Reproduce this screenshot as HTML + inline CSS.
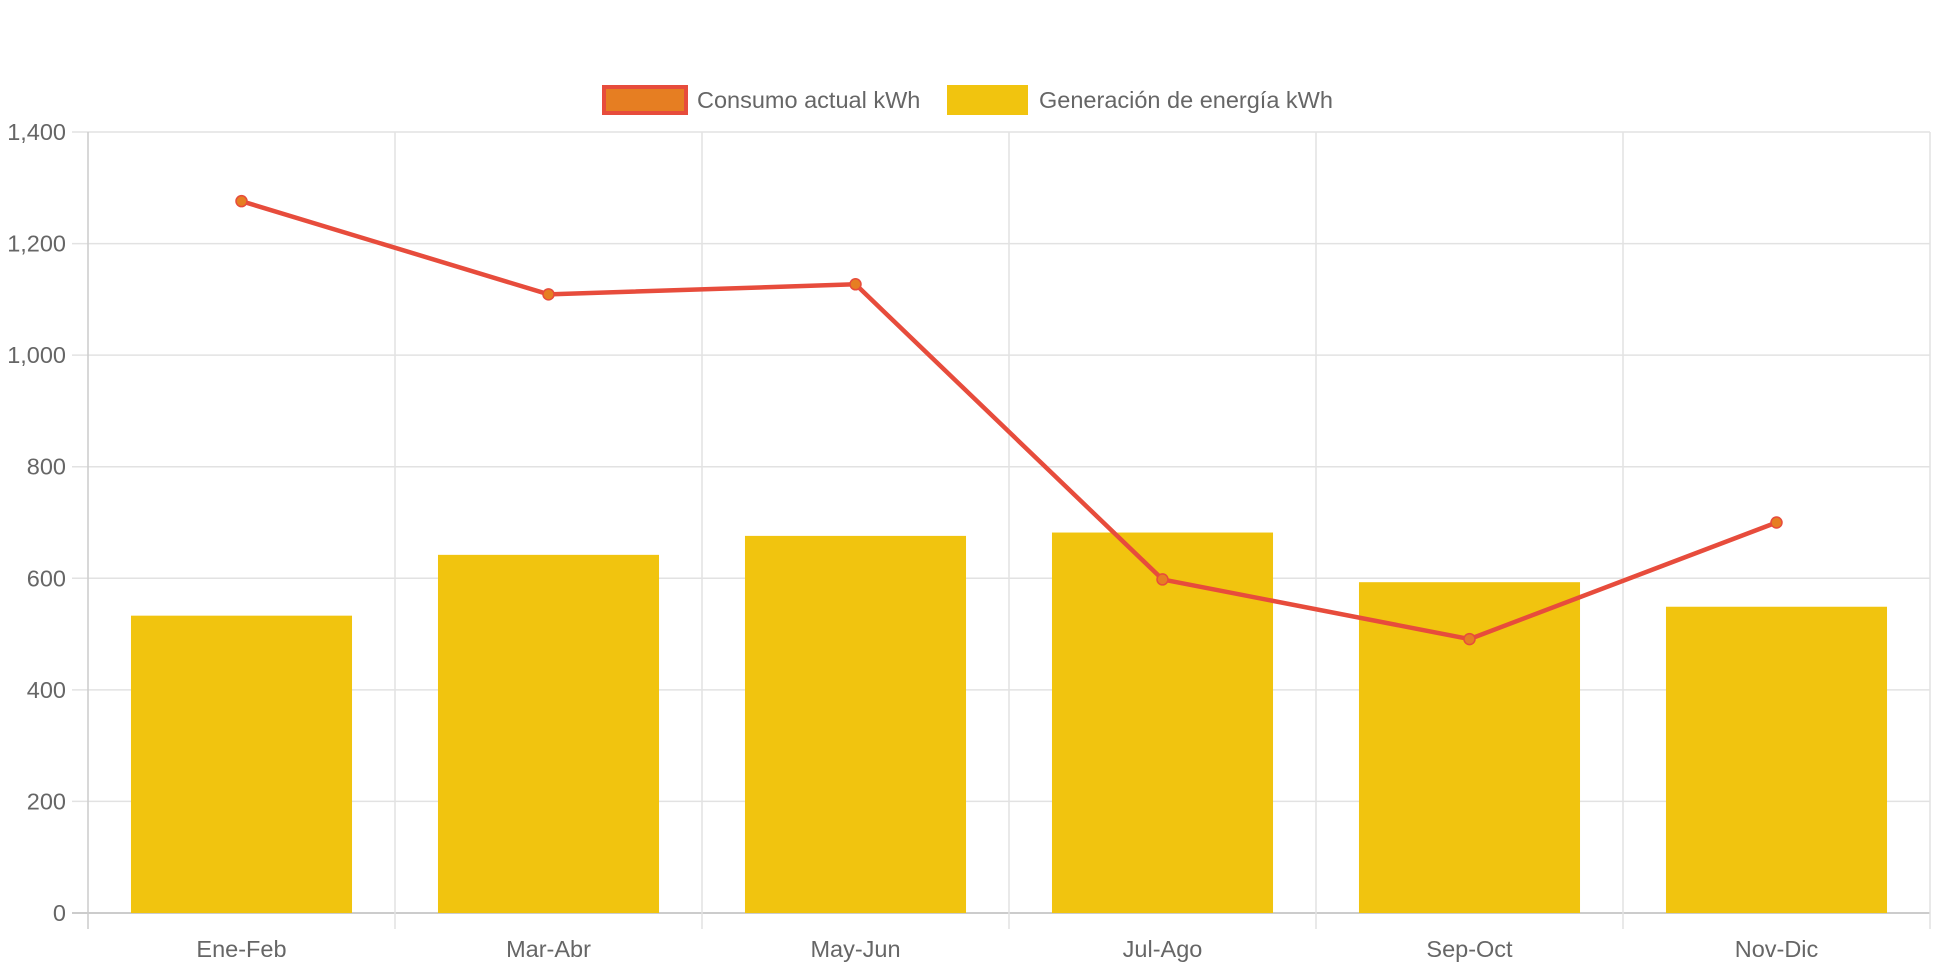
<!DOCTYPE html>
<html><head><meta charset="utf-8"><style>
body{margin:0;background:#fff;}
svg text{font-family:"Liberation Sans",sans-serif;fill:#666;}
</style></head><body>
<svg id="c" width="1942" height="970" xmlns="http://www.w3.org/2000/svg"></svg>
<script>
const categories=["Ene-Feb","Mar-Abr","May-Jun","Jul-Ago","Sep-Oct","Nov-Dic"];
const generation=[533,642,676,682,593,549];
const consumption=[1276,1109,1127,598,491,700];
const yTicks=[0,200,400,600,800,1000,1200,1400];
const yTickLabels=["0","200","400","600","800","1,000","1,200","1,400"];
const svg=document.getElementById('c');
const NS='http://www.w3.org/2000/svg';
const L=88,R=1930,T=132,B=913,YMAX=1400;
const cw=(R-L)/categories.length;
const y=v=>B-(v/YMAX)*(B-T);
const xc=i=>L+cw*(i+0.5);
function mk(t,a,p){const e=document.createElementNS(NS,t);for(const k in a)e.setAttribute(k,a[k]);(p||svg).appendChild(e);return e;}
const grid=mk('g',{});


yTicks.forEach((v,i)=>{
 mk('line',{x1:L-16,x2:R,y1:y(v),y2:y(v),stroke:i==0?'#ccc':'#e2e2e2','stroke-width':i==0?2:1.5},grid);
 const t=mk('text',{x:L-22,y:y(v)+8,'text-anchor':'end','font-size':23.5});
 t.textContent=yTickLabels[i];
 
 
});
for(let i=0;i<=categories.length;i++){
 mk('line',{x1:L+cw*i,x2:L+cw*i,y1:T,y2:B+16,stroke:i==0?'#ccc':'#e2e2e2','stroke-width':1.5},grid);
}
categories.forEach((c,i)=>{
 const bw=cw*0.72;
 const r=mk('rect',{x:xc(i)-bw/2,y:y(generation[i]),width:bw,height:B-y(generation[i]),fill:'#f1c40f'});
 
 
 const t=mk('text',{x:xc(i),y:957,'text-anchor':'middle','font-size':23.5});
 t.textContent=c;
 
 
});
const pts=consumption.map((v,i)=>xc(i)+','+y(v)).join(' ');
const pl=mk('polyline',{points:pts,fill:'none',stroke:'#e74c3c','stroke-width':4.5,'stroke-linejoin':'round'});


consumption.forEach((v,i)=>{
 const c=mk('circle',{cx:xc(i),cy:y(v),r:5.5,fill:'#e67e22',stroke:'#e74c3c','stroke-width':1.5});
 
 
});
const lg=mk('g',{});


const b1=mk('rect',{x:604,y:87,width:82,height:26,fill:'#e67e22',stroke:'#e74c3c','stroke-width':4},lg);


const t1=mk('text',{x:697,y:108,'font-size':23.5},lg);t1.textContent='Consumo actual kWh';


const b2=mk('rect',{x:947,y:85,width:81,height:30,fill:'#f1c40f'},lg);


const t2=mk('text',{x:1039,y:108,'font-size':23.5},lg);t2.textContent='Generación de energía kWh';


</script>
</body></html>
══════════════════════════════
● Instructions to follow: Take the listing and print it again exactly, but without any pictures.

● Written solution:
Reproduce this screenshot as HTML + inline CSS.
<!DOCTYPE html>
<html><head><meta charset="utf-8"><style>
body{margin:0;background:#fff;}
svg text{font-family:"Liberation Sans",sans-serif;fill:#666;}
</style></head><body>
<svg id="c" width="1942" height="970" xmlns="http://www.w3.org/2000/svg"></svg>
<script>
const categories=["Ene-Feb","Mar-Abr","May-Jun","Jul-Ago","Sep-Oct","Nov-Dic"];
const generation=[533,642,676,682,593,549];
const consumption=[1276,1109,1127,598,491,700];
const yTicks=[0,200,400,600,800,1000,1200,1400];
const yTickLabels=["0","200","400","600","800","1,000","1,200","1,400"];
const svg=document.getElementById('c');
const NS='http://www.w3.org/2000/svg';
const L=88,R=1930,T=132,B=913,YMAX=1400;
const cw=(R-L)/categories.length;
const y=v=>B-(v/YMAX)*(B-T);
const xc=i=>L+cw*(i+0.5);
function mk(t,a,p){const e=document.createElementNS(NS,t);for(const k in a)e.setAttribute(k,a[k]);(p||svg).appendChild(e);return e;}
const grid=mk('g',{});


yTicks.forEach((v,i)=>{
 mk('line',{x1:L-16,x2:R,y1:y(v),y2:y(v),stroke:i==0?'#ccc':'#e2e2e2','stroke-width':i==0?2:1.5},grid);
 const t=mk('text',{x:L-22,y:y(v)+8,'text-anchor':'end','font-size':23.5});
 t.textContent=yTickLabels[i];
 
 
});
for(let i=0;i<=categories.length;i++){
 mk('line',{x1:L+cw*i,x2:L+cw*i,y1:T,y2:B+16,stroke:i==0?'#ccc':'#e2e2e2','stroke-width':1.5},grid);
}
categories.forEach((c,i)=>{
 const bw=cw*0.72;
 const r=mk('rect',{x:xc(i)-bw/2,y:y(generation[i]),width:bw,height:B-y(generation[i]),fill:'#f1c40f'});
 
 
 const t=mk('text',{x:xc(i),y:957,'text-anchor':'middle','font-size':23.5});
 t.textContent=c;
 
 
});
const pts=consumption.map((v,i)=>xc(i)+','+y(v)).join(' ');
const pl=mk('polyline',{points:pts,fill:'none',stroke:'#e74c3c','stroke-width':4.5,'stroke-linejoin':'round'});


consumption.forEach((v,i)=>{
 const c=mk('circle',{cx:xc(i),cy:y(v),r:5.5,fill:'#e67e22',stroke:'#e74c3c','stroke-width':1.5});
 
 
});
const lg=mk('g',{});


const b1=mk('rect',{x:604,y:87,width:82,height:26,fill:'#e67e22',stroke:'#e74c3c','stroke-width':4},lg);


const t1=mk('text',{x:697,y:108,'font-size':23.5},lg);t1.textContent='Consumo actual kWh';


const b2=mk('rect',{x:947,y:85,width:81,height:30,fill:'#f1c40f'},lg);


const t2=mk('text',{x:1039,y:108,'font-size':23.5},lg);t2.textContent='Generación de energía kWh';


</script>
</body></html>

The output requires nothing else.